The Penguins didn't earn a win in Bylsma's first game, losing by a score of 3-2 in the shootout.
However, they got it together and won four of their five remaining games in February to get their 2008-09 season off to a fresh start.
Pittsburgh finished the season with a record of 45-28-9 for 99 points and earned the fourth seed in the Eastern Conference. They also had home ice to start the playoffs.
There's no contest as to the highlight of Bylsma's coaching career thus far.
The Penguins, who had defeated the Flyers, Washington Capitals and Carolina Hurricanes in the playoffs, were set to meet the Detroit Red Wings in a rematch of the 2008 Stanley Cup Final. Detroit had won the Cup in six games last time the teams met.
For three games, it looked like they would do it again.
The Wings defeated the Penguins by identical scores of 3-1 in Detroit to grab a 2-0 series lead.
In Pittsburgh, the Penguins defended their home ice by tying the series with identical 4-2 victories.
Detroit took things over again in Game 5 with a dominating 5-0 shutout. It got so bad that Marc-Andre Fleury was pulled in favor of Mathieu Garon.
Game 6 was back in Pittsburgh. The Penguins earned a 2-1 victory with a dramatic save by Rob Scuderi on Wings forward Johan Franzen.
For Game 7, the Red Wings were heavily favored. They had the veteran experience and home ice on their side. They also had Mike Babcock, who is arguably the top coach in the NHL today.

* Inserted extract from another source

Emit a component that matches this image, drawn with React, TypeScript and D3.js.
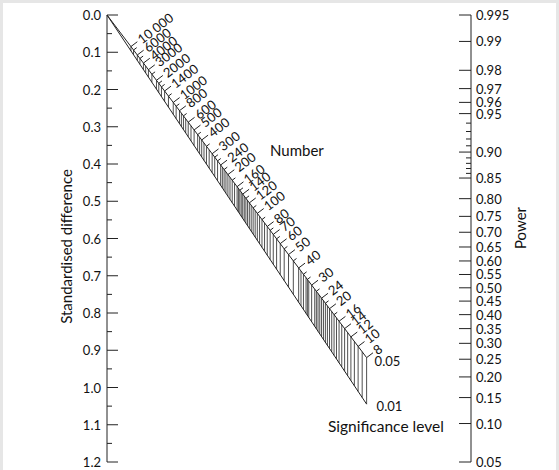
import React from 'react'
import { scaleLinear } from 'd3'

// standardised difference (left scale)
const sdLabels = [0, 0.1, 0.2, 0.3, 0.4, 0.5, 0.6, 0.7, 0.8, 0.9, 1.0, 1.1, 1.2]
const sdMinor = [0.05, 0.15, 0.25, 0.35, 0.45, 0.55, 0.65, 0.75, 0.85, 0.95, 1.05, 1.15]

// power (right scale)
const powerLabels = [0.995, 0.99, 0.98, 0.97, 0.96, 0.95, 0.9, 0.85, 0.8, 0.75, 0.7, 0.65, 0.6, 0.55, 0.5, 0.45, 0.4, 0.35, 0.3, 0.25, 0.2, 0.15, 0.1, 0.05]
const powerMinor = [0.94, 0.93, 0.92, 0.91, 0.89, 0.88, 0.87, 0.86]

// total sample size (diagonal scale)
const numberLabels = [10000, 6000, 4000, 3000, 2000, 1400, 1000, 800, 600, 500, 400, 300, 240, 200, 160, 140, 120, 100, 80, 70, 60, 50, 40, 30, 24, 20, 16, 14, 12, 10, 8]
const numberMinor = [8000, 5000, 2500, 1800, 1600, 1200, 900, 700, 450, 350, 280, 260, 220, 180, 150, 130, 110, 90, 75, 65, 55, 45, 36, 33, 27, 22, 18]
const hatchExtra = [3500, 750, 650, 550, 425, 375, 325, 230, 210, 190, 170, 155, 145, 135, 125, 115, 105, 95, 85, 38, 34, 32, 28, 26, 25, 23, 21, 19, 17, 15, 13, 11, 9]

const sigLevels = [0.05, 0.01]

const font = 'Lato, "Open Sans", sans-serif'

// inverse normal cdf (Acklam)
function probit(p: number) {
  const a = [-39.69683028665376, 220.9460984245205, -275.9285104469687, 138.357751867269, -30.66479806614716, 2.506628277459239]
  const b = [-54.47609879822406, 161.5858368580409, -155.6989798598866, 66.80131188771972, -13.28068155288572]
  const c = [-0.007784894002430293, -0.3223964580411365, -2.400758277161838, -2.549671010115505, 4.374664141464968, 2.938163982698783]
  const d = [0.007784695709041462, 0.3224671290700398, 2.445134137142996, 3.754408661907416]
  const tail = (q: number) =>
    (((((c[0] * q + c[1]) * q + c[2]) * q + c[3]) * q + c[4]) * q + c[5]) /
    ((((d[0] * q + d[1]) * q + d[2]) * q + d[3]) * q + 1)
  if (p < 0.02425) return tail(Math.sqrt(-2 * Math.log(p)))
  if (p > 1 - 0.02425) return -tail(Math.sqrt(-2 * Math.log(1 - p)))
  const q = p - 0.5
  const r = q * q
  return ((((((a[0] * r + a[1]) * r + a[2]) * r + a[3]) * r + a[4]) * r + a[5]) * q) /
    (((((b[0] * r + b[1]) * r + b[2]) * r + b[3]) * r + b[4]) * r + 1)
}

const App = () => {
  const width = 559
  const height = 470
  const top = 15
  const bottom = 462
  const xL = 107
  const xR = 471

  const yLeft = scaleLinear().domain([0, 1.2]).range([top, bottom])
  const yRight = scaleLinear().domain([probit(0.995), probit(0.05)]).range([top, bottom])

  // point on the N scale for a given significance level:
  // where the lines for delta=0 and delta=1 cross
  const nPoint = (n: number, alpha: number) => {
    const zA = probit(1 - alpha / 2)
    const y0 = yLeft(0)
    const y0r = yRight(-zA)
    const y1 = yLeft(1)
    const y1r = yRight(Math.sqrt(n) / 2 - zA)
    const s = (y1 - y0) / ((y0r - y0) - (y1r - y1))
    return [xL + s * (xR - xL), y0 + s * (y0r - y0)]
  }

  const nMin = numberLabels[numberLabels.length - 1]
  const end05 = nPoint(nMin, sigLevels[0])
  const end01 = nPoint(nMin, sigLevels[1])
  const dx = end05[0] - xL
  const dy = end05[1] - yLeft(0)
  const len = Math.hypot(dx, dy)
  const nx = dy / len
  const ny = -dx / len
  const angle = (Math.atan2(ny, nx) * 180) / Math.PI

  const hatchN = [...numberLabels, ...numberMinor, ...hatchExtra]

  const powerFmt = (v: number) => (v === 0.995 ? '0.995' : v.toFixed(2))

  return (
    <svg width={width} height={height} style={{ display: 'block', position: 'absolute', left: 0, top: 0 }}>
      <rect width={width} height={height} fill='#e6e6e6' />
      <rect x={3} y={3} width={width - 6} height={height - 3} fill='#fff' />

      {/* left axis */}
      <g stroke='#222' strokeWidth={1}>
        <line x1={xL} x2={xL} y1={yLeft(0)} y2={yLeft(1.2)} />
        {sdLabels.map(v => (
          <line key={v} x1={xL} x2={xL + 11} y1={yLeft(v)} y2={yLeft(v)} />
        ))}
        {sdMinor.map(v => (
          <line key={v} x1={xL} x2={xL + 5} y1={yLeft(v)} y2={yLeft(v)} />
        ))}
      </g>
      {sdLabels.map(v => (
        <text key={v} x={xL - 6} y={yLeft(v)} textAnchor='end' dominantBaseline='central'
          fontFamily={font} fontSize={13} fill='#111'>{v.toFixed(1)}</text>
      ))}
      <text transform={`translate(66,${(top + bottom) / 2 + 8}) rotate(-90)`} textAnchor='middle'
        dominantBaseline='central' fontFamily={font} fontSize={15} fill='#111'>Standardised difference</text>

      {/* right axis */}
      <g stroke='#222' strokeWidth={1}>
        <line x1={xR} x2={xR} y1={yRight(probit(0.995))} y2={yRight(probit(0.05))} />
        {powerLabels.map(v => (
          <line key={v} x1={xR - 12} x2={xR} y1={yRight(probit(v))} y2={yRight(probit(v))} />
        ))}
        {powerMinor.map(v => (
          <line key={v} x1={xR - 5} x2={xR} y1={yRight(probit(v))} y2={yRight(probit(v))} />
        ))}
      </g>
      {powerLabels.map(v => (
        <text key={v} x={xR + 5} y={yRight(probit(v))} dominantBaseline='central'
          fontFamily={font} fontSize={13} fill='#111'>{powerFmt(v)}</text>
      ))}
      <text transform={`translate(520,228) rotate(-90)`} textAnchor='middle'
        dominantBaseline='central' fontFamily={font} fontSize={15} fill='#111'>Power</text>

      {/* nomogram diagonal */}
      <g stroke='#222' fill='none'>
        {hatchN.map(n => {
          const p = nPoint(n, sigLevels[0])
          const q = nPoint(n, sigLevels[1])
          return <line key={n} x1={p[0]} x2={q[0]} y1={p[1]} y2={q[1]} strokeWidth={0.8} />
        })}
        <line x1={xL} y1={yLeft(0)} x2={end05[0]} y2={end05[1]} strokeWidth={1} />
        <line x1={xL} y1={yLeft(0)} x2={end01[0]} y2={end01[1]} strokeWidth={1} />
        {numberLabels.map(n => {
          const p = nPoint(n, sigLevels[0])
          return <line key={n} x1={p[0]} y1={p[1]} x2={p[0] + nx * 8} y2={p[1] + ny * 8} strokeWidth={1} />
        })}
        {numberMinor.map(n => {
          const p = nPoint(n, sigLevels[0])
          return <line key={n} x1={p[0]} y1={p[1]} x2={p[0] + nx * 4} y2={p[1] + ny * 4} strokeWidth={1} />
        })}
      </g>
      {numberLabels.map(n => {
        const p = nPoint(n, sigLevels[0])
        const lx = p[0] + nx * 10
        const ly = p[1] + ny * 10
        return (
          <text key={n} transform={`translate(${lx},${ly}) rotate(${angle})`} dominantBaseline='central'
            fontFamily={font} fontSize={13} fill='#111'>{n === 10000 ? '10 000' : n}</text>
        )
      })}
      <text x={270} y={156} fontFamily={font} fontSize={15} fill='#111'>Number</text>

      <text x={end05[0] + 8} y={end05[1] + 3} dominantBaseline='central' fontFamily={font} fontSize={13} fill='#111'>0.05</text>
      <text x={end01[0] + 10} y={end01[1] + 2} dominantBaseline='central' fontFamily={font} fontSize={13} fill='#111'>0.01</text>
      <text x={328} y={432} fontFamily={font} fontSize={15.5} fill='#111'>Significance level</text>
    </svg>
  )
}

export default App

But once again, the Penguins proved their doubters wrong.
Max Talbot scored two goals, and the Penguins again needed to play the defense of their lives to keep the Wings from scoring as time ran out. But when the clock hit zero, Pittsburgh had won the Stanley Cup for the third time in franchise history.
With the victory, Bylsma became the 14th first-year head coach to win the Cup and the second first-year coach to do so after taking over midseason.
Hopefully he can bring at least one more title to the Steel City.